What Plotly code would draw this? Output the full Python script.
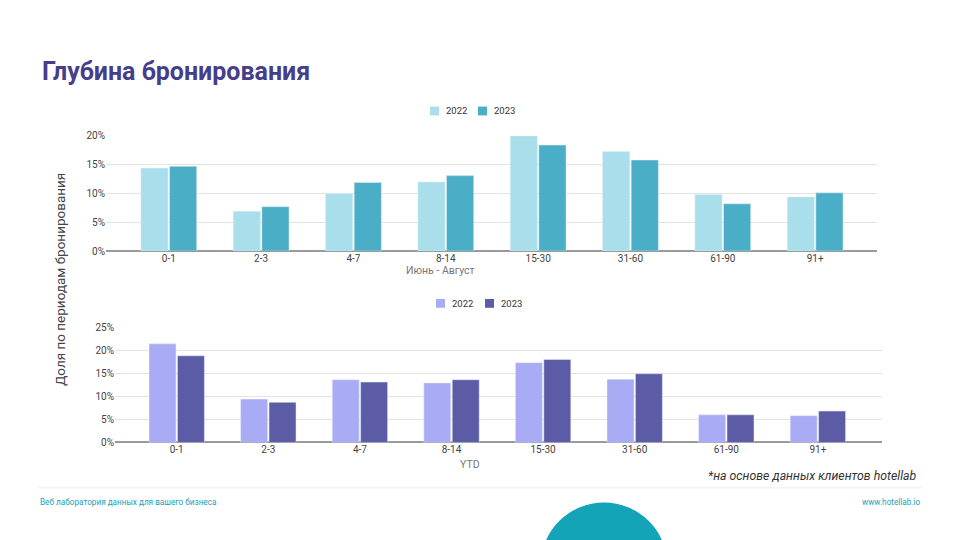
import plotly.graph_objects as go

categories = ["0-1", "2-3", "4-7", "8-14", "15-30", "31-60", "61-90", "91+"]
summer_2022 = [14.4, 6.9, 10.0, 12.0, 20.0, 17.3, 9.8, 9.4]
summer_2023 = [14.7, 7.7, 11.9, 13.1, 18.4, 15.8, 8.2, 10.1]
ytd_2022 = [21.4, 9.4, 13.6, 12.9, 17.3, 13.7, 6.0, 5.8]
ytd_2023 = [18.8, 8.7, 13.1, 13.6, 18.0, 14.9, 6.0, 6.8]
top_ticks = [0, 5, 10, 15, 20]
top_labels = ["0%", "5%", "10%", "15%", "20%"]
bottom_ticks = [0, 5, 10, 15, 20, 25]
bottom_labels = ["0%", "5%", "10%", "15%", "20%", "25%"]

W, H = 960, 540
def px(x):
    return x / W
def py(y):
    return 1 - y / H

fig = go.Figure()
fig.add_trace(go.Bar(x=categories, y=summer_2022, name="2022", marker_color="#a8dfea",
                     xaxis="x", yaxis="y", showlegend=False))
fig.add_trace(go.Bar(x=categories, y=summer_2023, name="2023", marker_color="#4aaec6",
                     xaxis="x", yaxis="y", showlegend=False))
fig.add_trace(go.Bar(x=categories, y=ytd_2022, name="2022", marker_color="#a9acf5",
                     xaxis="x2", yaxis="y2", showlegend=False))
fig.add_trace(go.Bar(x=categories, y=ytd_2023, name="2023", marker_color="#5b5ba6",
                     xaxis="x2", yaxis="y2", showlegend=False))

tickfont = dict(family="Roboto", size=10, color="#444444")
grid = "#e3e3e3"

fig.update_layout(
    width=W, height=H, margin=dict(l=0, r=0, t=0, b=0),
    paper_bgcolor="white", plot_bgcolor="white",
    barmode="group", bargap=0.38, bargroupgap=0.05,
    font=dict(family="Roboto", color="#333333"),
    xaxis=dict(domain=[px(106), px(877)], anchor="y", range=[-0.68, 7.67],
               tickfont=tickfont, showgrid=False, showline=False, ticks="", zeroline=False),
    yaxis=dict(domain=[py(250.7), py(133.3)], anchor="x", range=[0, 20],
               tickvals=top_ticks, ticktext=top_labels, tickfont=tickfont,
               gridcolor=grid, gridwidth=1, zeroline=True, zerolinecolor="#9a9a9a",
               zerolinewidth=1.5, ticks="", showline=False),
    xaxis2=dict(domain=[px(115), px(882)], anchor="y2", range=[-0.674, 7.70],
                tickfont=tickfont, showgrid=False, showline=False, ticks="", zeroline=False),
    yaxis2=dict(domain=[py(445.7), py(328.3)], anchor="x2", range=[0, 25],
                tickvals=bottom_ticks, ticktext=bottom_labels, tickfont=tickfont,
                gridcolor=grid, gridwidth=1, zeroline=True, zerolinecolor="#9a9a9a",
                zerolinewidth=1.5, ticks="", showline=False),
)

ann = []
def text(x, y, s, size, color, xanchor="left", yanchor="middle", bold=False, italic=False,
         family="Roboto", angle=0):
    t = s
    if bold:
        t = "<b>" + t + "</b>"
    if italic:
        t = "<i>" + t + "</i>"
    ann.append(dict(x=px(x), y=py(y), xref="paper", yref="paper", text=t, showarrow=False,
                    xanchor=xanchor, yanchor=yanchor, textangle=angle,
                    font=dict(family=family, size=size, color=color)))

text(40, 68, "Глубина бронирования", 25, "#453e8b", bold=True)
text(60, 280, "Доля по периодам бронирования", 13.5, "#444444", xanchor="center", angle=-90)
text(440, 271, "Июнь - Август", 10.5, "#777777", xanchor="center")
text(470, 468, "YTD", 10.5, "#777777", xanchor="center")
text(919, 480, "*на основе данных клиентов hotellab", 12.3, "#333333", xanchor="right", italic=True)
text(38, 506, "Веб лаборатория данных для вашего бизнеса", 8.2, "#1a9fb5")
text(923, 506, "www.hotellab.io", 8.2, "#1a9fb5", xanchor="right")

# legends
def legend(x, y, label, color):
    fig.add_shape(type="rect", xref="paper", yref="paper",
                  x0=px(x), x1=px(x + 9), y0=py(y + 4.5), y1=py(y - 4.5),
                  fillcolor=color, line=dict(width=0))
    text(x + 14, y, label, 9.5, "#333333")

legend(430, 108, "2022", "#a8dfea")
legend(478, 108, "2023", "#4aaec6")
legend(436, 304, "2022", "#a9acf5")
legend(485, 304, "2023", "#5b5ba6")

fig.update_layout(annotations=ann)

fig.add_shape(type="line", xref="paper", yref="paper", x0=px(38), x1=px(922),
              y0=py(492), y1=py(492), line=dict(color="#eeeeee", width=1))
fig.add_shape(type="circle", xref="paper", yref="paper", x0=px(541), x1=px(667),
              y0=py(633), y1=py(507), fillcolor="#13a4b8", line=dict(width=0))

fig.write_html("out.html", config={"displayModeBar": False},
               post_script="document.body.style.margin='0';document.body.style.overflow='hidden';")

• • • • •

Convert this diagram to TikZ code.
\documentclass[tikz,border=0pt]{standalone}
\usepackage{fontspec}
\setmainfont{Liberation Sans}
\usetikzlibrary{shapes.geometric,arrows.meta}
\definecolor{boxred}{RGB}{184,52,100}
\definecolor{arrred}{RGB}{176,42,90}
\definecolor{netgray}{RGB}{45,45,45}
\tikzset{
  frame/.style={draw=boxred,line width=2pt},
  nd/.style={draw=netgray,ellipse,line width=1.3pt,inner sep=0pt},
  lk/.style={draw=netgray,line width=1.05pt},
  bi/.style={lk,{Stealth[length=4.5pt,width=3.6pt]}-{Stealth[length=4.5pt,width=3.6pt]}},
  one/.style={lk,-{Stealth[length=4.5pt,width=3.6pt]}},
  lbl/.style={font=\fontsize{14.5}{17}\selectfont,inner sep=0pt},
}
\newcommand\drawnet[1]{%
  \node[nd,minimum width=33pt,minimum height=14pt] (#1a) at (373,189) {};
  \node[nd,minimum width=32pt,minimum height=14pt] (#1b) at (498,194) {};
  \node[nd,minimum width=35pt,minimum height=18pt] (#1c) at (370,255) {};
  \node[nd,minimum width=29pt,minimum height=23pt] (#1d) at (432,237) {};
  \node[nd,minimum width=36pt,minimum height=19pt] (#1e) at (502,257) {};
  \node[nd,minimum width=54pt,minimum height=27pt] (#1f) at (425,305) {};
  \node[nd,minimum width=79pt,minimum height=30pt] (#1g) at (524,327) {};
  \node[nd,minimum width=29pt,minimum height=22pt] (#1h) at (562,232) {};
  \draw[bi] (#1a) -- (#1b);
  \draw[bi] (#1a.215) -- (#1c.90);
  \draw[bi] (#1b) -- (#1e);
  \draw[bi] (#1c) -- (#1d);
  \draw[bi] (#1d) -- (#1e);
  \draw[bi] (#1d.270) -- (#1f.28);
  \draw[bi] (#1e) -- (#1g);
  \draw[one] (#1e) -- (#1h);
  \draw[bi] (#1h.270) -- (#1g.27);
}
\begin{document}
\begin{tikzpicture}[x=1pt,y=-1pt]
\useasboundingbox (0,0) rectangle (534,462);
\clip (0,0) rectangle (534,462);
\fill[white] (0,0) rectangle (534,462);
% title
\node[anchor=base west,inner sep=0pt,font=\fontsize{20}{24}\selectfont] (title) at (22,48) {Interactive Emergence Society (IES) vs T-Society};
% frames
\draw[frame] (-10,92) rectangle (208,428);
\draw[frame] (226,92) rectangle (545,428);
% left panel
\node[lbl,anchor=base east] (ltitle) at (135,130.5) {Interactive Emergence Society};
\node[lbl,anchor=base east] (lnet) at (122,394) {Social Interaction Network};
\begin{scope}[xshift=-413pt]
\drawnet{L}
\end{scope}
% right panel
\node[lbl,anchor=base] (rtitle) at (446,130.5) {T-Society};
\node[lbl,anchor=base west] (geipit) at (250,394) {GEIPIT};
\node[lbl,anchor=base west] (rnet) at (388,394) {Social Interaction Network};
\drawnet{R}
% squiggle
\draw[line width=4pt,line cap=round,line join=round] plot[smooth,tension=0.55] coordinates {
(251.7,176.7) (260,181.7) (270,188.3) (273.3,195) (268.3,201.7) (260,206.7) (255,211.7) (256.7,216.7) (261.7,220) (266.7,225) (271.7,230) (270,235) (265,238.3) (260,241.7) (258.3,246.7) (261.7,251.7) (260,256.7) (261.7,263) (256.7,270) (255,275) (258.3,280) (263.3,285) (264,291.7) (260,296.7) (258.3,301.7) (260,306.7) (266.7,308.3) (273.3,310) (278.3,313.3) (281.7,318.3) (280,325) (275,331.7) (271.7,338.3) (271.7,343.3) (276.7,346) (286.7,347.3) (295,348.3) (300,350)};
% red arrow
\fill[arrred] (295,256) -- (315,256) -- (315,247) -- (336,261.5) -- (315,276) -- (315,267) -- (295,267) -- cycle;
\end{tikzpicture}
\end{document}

• • • • •

### WORK TO BE COMPLETED
Leave the pictures out and copy exactly the lines from the one with "What Plotly code" to the one with "import plotly.graph_objects as go", both included.

### THE RESULT
What Plotly code would draw this? Output the full Python script.
import plotly.graph_objects as go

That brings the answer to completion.